Exercise brief: Retype all material exactly. Pictures stay out of the copy.

Provided data:
-- start --
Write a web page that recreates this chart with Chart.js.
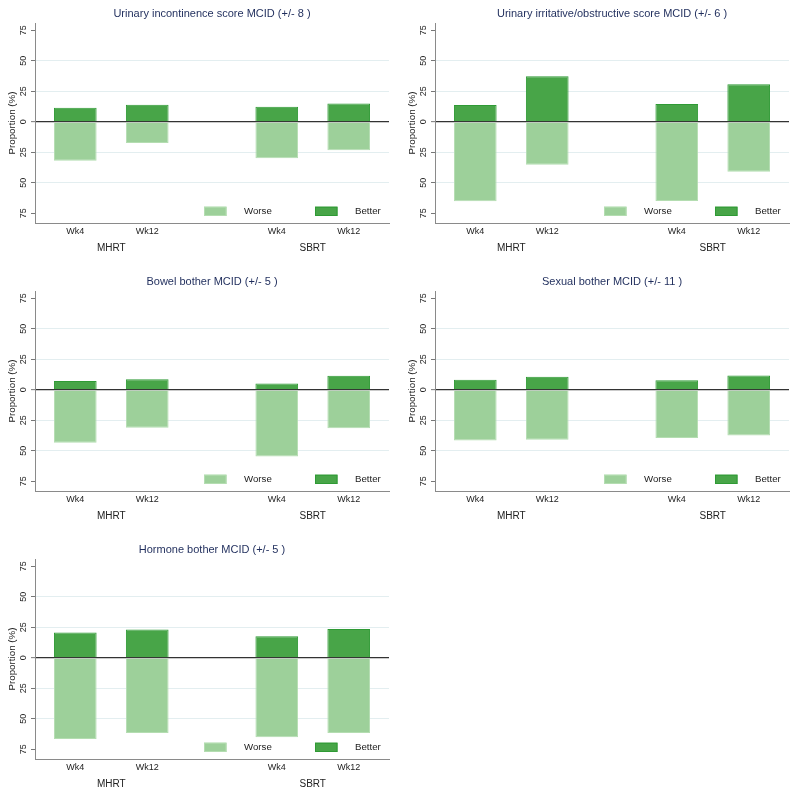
<!DOCTYPE html>
<html>
<head>
<meta charset="utf-8">
<script src="https://cdn.jsdelivr.net/npm/chart.js@4.4.0/dist/chart.umd.min.js"></script>
<style>
  body { margin: 0; background: #fff; width: 800px; height: 795px; position: relative; overflow: hidden; }
  .panel { position: absolute; width: 400px; height: 259px; }
</style>
</head>
<body>
<div class="panel" style="left:0;top:0"><canvas id="c0" width="400" height="259"></canvas></div>
<div class="panel" style="left:400px;top:0"><canvas id="c1" width="400" height="259"></canvas></div>
<div class="panel" style="left:0;top:267.5px"><canvas id="c2" width="400" height="259"></canvas></div>
<div class="panel" style="left:400px;top:267.5px"><canvas id="c3" width="400" height="259"></canvas></div>
<div class="panel" style="left:0;top:535.5px"><canvas id="c4" width="400" height="259"></canvas></div>
<script>
const weeks = ['Wk4', 'Wk12', 'Wk4', 'Wk12'];
const arms = ['MHRT', 'SBRT'];
const weekPos = [1, 2, 3.8, 4.8];
const armPos = [1.5, 4.3];
const yTickValues = [-75, -50, -25, 0, 25, 50, 75];

const titles = [
  'Urinary incontinence score MCID (+/- 8 )',
  'Urinary irritative/obstructive score MCID (+/- 6 )',
  'Bowel bother MCID (+/- 5 )',
  'Sexual bother MCID (+/- 11 )',
  'Hormone bother MCID (+/- 5 )'
];

// % better / % worse, order: MHRT Wk4, MHRT Wk12, SBRT Wk4, SBRT Wk12
const betterIncont = [11.5, 14, 12.3, 15];
const worseIncont = [32, 17.5, 29.9, 23.3];
const betterIrrit = [13.7, 37.3, 14.5, 30.7];
const worseIrrit = [65.2, 35.3, 65, 41];
const betterBowel = [7.1, 8.7, 5.2, 11.5];
const worseBowel = [43.4, 31.1, 54.8, 31.6];
const betterSexual = [8.2, 10.6, 7.9, 11.7];
const worseSexual = [41.5, 40.9, 39.5, 37.4];
const betterHormone = [20.7, 23.2, 17.7, 23.5];
const worseHormone = [66.5, 61.6, 65.2, 61.6];

const betterAll = [betterIncont, betterIrrit, betterBowel, betterSexual, betterHormone];
const worseAll = [worseIncont, worseIrrit, worseBowel, worseSexual, worseHormone];

const FONT = '"Liberation Sans", Arial, Helvetica, sans-serif';
Chart.defaults.font.family = FONT;
Chart.defaults.color = '#222';

// title above plot region + legend inside the plot, bottom right
const panelDecor = {
  id: 'panelDecor',
  afterDraw(chart, args, opts) {
    const { ctx, chartArea } = chart;
    ctx.save();
    ctx.font = '11px ' + FONT;
    ctx.fillStyle = '#1f2d5c';
    ctx.textAlign = 'center';
    ctx.textBaseline = 'middle';
    ctx.fillText(opts.text, (chartArea.left + chartArea.right) / 2, chartArea.top - 9);

    const sets = chart.data.datasets;
    let x = chartArea.right - 185;
    const y = chartArea.bottom - 16.3;
    sets.forEach(ds => {
      ctx.fillStyle = ds.backgroundColor;
      ctx.fillRect(x, y, 22.5, 9.3);
      ctx.strokeStyle = ds.borderColor;
      ctx.lineWidth = 1;
      ctx.strokeRect(x + 0.5, y + 0.5, 21.5, 8.3);
      ctx.fillStyle = '#222';
      ctx.font = '9.7px ' + FONT;
      ctx.textAlign = 'left';
      ctx.fillText(ds.label, x + 40, y + 5);
      x += 111;
    });
    ctx.restore();
  }
};

function makePanel(i) {
  const better = betterAll[i];
  const worse = worseAll[i];
  new Chart(document.getElementById('c' + i), {
    type: 'bar',
    data: {
      datasets: [
        {
          label: 'Worse',
          data: weekPos.map((x, k) => ({ x: x, y: -worse[k] })),
          backgroundColor: '#9dd09a',
          borderColor: '#b4ddb1',
          borderWidth: 1
        },
        {
          label: 'Better',
          data: weekPos.map((x, k) => ({ x: x, y: better[k] })),
          backgroundColor: '#48a548',
          borderColor: '#2f9a35',
          borderWidth: 1
        }
      ]
    },
    options: {
      responsive: false,
      animation: false,
      barPercentage: 0.593,
      categoryPercentage: 1,
      layout: { padding: { top: 23, right: 11, left: 0, bottom: 0 } },
      plugins: {
        legend: { display: false },
        title: { display: false },
        tooltip: { enabled: false },
        panelDecor: { text: titles[i] }
      },
      scales: {
        x: {
          type: 'linear',
          min: 0.44,
          max: 5.36,
          offset: false,
          stacked: true,
          weight: 0,
          grid: { display: false, drawTicks: false, offset: false },
          border: { display: true, color: '#8a8a8a', width: 1 },
          afterBuildTicks: s => { s.ticks = weekPos.map(v => ({ value: v })); },
          afterFit: s => { s.height = 17; },
          ticks: {
            autoSkip: false,
            maxRotation: 0,
            padding: 3,
            font: { size: 9 },
            color: '#222',
            callback: (v, k) => weeks[k]
          }
        },
        x2: {
          type: 'linear',
          position: 'bottom',
          min: 0.44,
          max: 5.36,
          offset: false,
          weight: 1,
          grid: { display: false, drawTicks: false },
          border: { display: false },
          afterBuildTicks: s => { s.ticks = armPos.map(v => ({ value: v })); },
          afterFit: s => { s.height = 19; },
          ticks: {
            autoSkip: false,
            maxRotation: 0,
            padding: 2,
            font: { size: 10 },
            color: '#222',
            callback: (v, k) => arms[k]
          }
        },
        y: {
          min: -83,
          max: 81,
          stacked: true,
          afterBuildTicks: s => { s.ticks = yTickValues.map(v => ({ value: v })); },
          afterFit: s => { s.width = 35; },
          border: { display: true, color: '#8a8a8a', width: 1 },
          grid: {
            color: c => c.tick.value === 0 ? '#333' : (Math.abs(c.tick.value) === 75 ? 'rgba(0,0,0,0)' : '#e3eef0'),
            lineWidth: c => c.tick.value === 0 ? 1.3 : 1,
            tickColor: '#777',
            tickWidth: 1,
            tickLength: 4
          },
          ticks: {
            minRotation: 90,
            maxRotation: 90,
            crossAlign: 'center',
            padding: 2,
            font: { size: 9 },
            color: '#222',
            callback: v => Math.abs(v)
          },
          title: {
            display: true,
            text: 'Proportion (%)',
            font: { size: 9.8 },
            color: '#222',
            padding: { top: 6, bottom: 0 }
          }
        }
      }
    },
    plugins: [panelDecor]
  });
}

for (let i = 0; i < titles.length; i++) makePanel(i);
</script>
</body>
</html>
-- end --
Result for this exercise:
Write a web page that recreates this chart with Chart.js.
<!DOCTYPE html>
<html>
<head>
<meta charset="utf-8">
<script src="https://cdn.jsdelivr.net/npm/chart.js@4.4.0/dist/chart.umd.min.js"></script>
<style>
  body { margin: 0; background: #fff; width: 800px; height: 795px; position: relative; overflow: hidden; }
  .panel { position: absolute; width: 400px; height: 259px; }
</style>
</head>
<body>
<div class="panel" style="left:0;top:0"><canvas id="c0" width="400" height="259"></canvas></div>
<div class="panel" style="left:400px;top:0"><canvas id="c1" width="400" height="259"></canvas></div>
<div class="panel" style="left:0;top:267.5px"><canvas id="c2" width="400" height="259"></canvas></div>
<div class="panel" style="left:400px;top:267.5px"><canvas id="c3" width="400" height="259"></canvas></div>
<div class="panel" style="left:0;top:535.5px"><canvas id="c4" width="400" height="259"></canvas></div>
<script>
const weeks = ['Wk4', 'Wk12', 'Wk4', 'Wk12'];
const arms = ['MHRT', 'SBRT'];
const weekPos = [1, 2, 3.8, 4.8];
const armPos = [1.5, 4.3];
const yTickValues = [-75, -50, -25, 0, 25, 50, 75];

const titles = [
  'Urinary incontinence score MCID (+/- 8 )',
  'Urinary irritative/obstructive score MCID (+/- 6 )',
  'Bowel bother MCID (+/- 5 )',
  'Sexual bother MCID (+/- 11 )',
  'Hormone bother MCID (+/- 5 )'
];

// % better / % worse, order: MHRT Wk4, MHRT Wk12, SBRT Wk4, SBRT Wk12
const betterIncont = [11.5, 14, 12.3, 15];
const worseIncont = [32, 17.5, 29.9, 23.3];
const betterIrrit = [13.7, 37.3, 14.5, 30.7];
const worseIrrit = [65.2, 35.3, 65, 41];
const betterBowel = [7.1, 8.7, 5.2, 11.5];
const worseBowel = [43.4, 31.1, 54.8, 31.6];
const betterSexual = [8.2, 10.6, 7.9, 11.7];
const worseSexual = [41.5, 40.9, 39.5, 37.4];
const betterHormone = [20.7, 23.2, 17.7, 23.5];
const worseHormone = [66.5, 61.6, 65.2, 61.6];

const betterAll = [betterIncont, betterIrrit, betterBowel, betterSexual, betterHormone];
const worseAll = [worseIncont, worseIrrit, worseBowel, worseSexual, worseHormone];

const FONT = '"Liberation Sans", Arial, Helvetica, sans-serif';
Chart.defaults.font.family = FONT;
Chart.defaults.color = '#222';

// title above plot region + legend inside the plot, bottom right
const panelDecor = {
  id: 'panelDecor',
  afterDraw(chart, args, opts) {
    const { ctx, chartArea } = chart;
    ctx.save();
    ctx.font = '11px ' + FONT;
    ctx.fillStyle = '#1f2d5c';
    ctx.textAlign = 'center';
    ctx.textBaseline = 'middle';
    ctx.fillText(opts.text, (chartArea.left + chartArea.right) / 2, chartArea.top - 9);

    const sets = chart.data.datasets;
    let x = chartArea.right - 185;
    const y = chartArea.bottom - 16.3;
    sets.forEach(ds => {
      ctx.fillStyle = ds.backgroundColor;
      ctx.fillRect(x, y, 22.5, 9.3);
      ctx.strokeStyle = ds.borderColor;
      ctx.lineWidth = 1;
      ctx.strokeRect(x + 0.5, y + 0.5, 21.5, 8.3);
      ctx.fillStyle = '#222';
      ctx.font = '9.7px ' + FONT;
      ctx.textAlign = 'left';
      ctx.fillText(ds.label, x + 40, y + 5);
      x += 111;
    });
    ctx.restore();
  }
};

function makePanel(i) {
  const better = betterAll[i];
  const worse = worseAll[i];
  new Chart(document.getElementById('c' + i), {
    type: 'bar',
    data: {
      datasets: [
        {
          label: 'Worse',
          data: weekPos.map((x, k) => ({ x: x, y: -worse[k] })),
          backgroundColor: '#9dd09a',
          borderColor: '#b4ddb1',
          borderWidth: 1
        },
        {
          label: 'Better',
          data: weekPos.map((x, k) => ({ x: x, y: better[k] })),
          backgroundColor: '#48a548',
          borderColor: '#2f9a35',
          borderWidth: 1
        }
      ]
    },
    options: {
      responsive: false,
      animation: false,
      barPercentage: 0.593,
      categoryPercentage: 1,
      layout: { padding: { top: 23, right: 11, left: 0, bottom: 0 } },
      plugins: {
        legend: { display: false },
        title: { display: false },
        tooltip: { enabled: false },
        panelDecor: { text: titles[i] }
      },
      scales: {
        x: {
          type: 'linear',
          min: 0.44,
          max: 5.36,
          offset: false,
          stacked: true,
          weight: 0,
          grid: { display: false, drawTicks: false, offset: false },
          border: { display: true, color: '#8a8a8a', width: 1 },
          afterBuildTicks: s => { s.ticks = weekPos.map(v => ({ value: v })); },
          afterFit: s => { s.height = 17; },
          ticks: {
            autoSkip: false,
            maxRotation: 0,
            padding: 3,
            font: { size: 9 },
            color: '#222',
            callback: (v, k) => weeks[k]
          }
        },
        x2: {
          type: 'linear',
          position: 'bottom',
          min: 0.44,
          max: 5.36,
          offset: false,
          weight: 1,
          grid: { display: false, drawTicks: false },
          border: { display: false },
          afterBuildTicks: s => { s.ticks = armPos.map(v => ({ value: v })); },
          afterFit: s => { s.height = 19; },
          ticks: {
            autoSkip: false,
            maxRotation: 0,
            padding: 2,
            font: { size: 10 },
            color: '#222',
            callback: (v, k) => arms[k]
          }
        },
        y: {
          min: -83,
          max: 81,
          stacked: true,
          afterBuildTicks: s => { s.ticks = yTickValues.map(v => ({ value: v })); },
          afterFit: s => { s.width = 35; },
          border: { display: true, color: '#8a8a8a', width: 1 },
          grid: {
            color: c => c.tick.value === 0 ? '#333' : (Math.abs(c.tick.value) === 75 ? 'rgba(0,0,0,0)' : '#e3eef0'),
            lineWidth: c => c.tick.value === 0 ? 1.3 : 1,
            tickColor: '#777',
            tickWidth: 1,
            tickLength: 4
          },
          ticks: {
            minRotation: 90,
            maxRotation: 90,
            crossAlign: 'center',
            padding: 2,
            font: { size: 9 },
            color: '#222',
            callback: v => Math.abs(v)
          },
          title: {
            display: true,
            text: 'Proportion (%)',
            font: { size: 9.8 },
            color: '#222',
            padding: { top: 6, bottom: 0 }
          }
        }
      }
    },
    plugins: [panelDecor]
  });
}

for (let i = 0; i < titles.length; i++) makePanel(i);
</script>
</body>
</html>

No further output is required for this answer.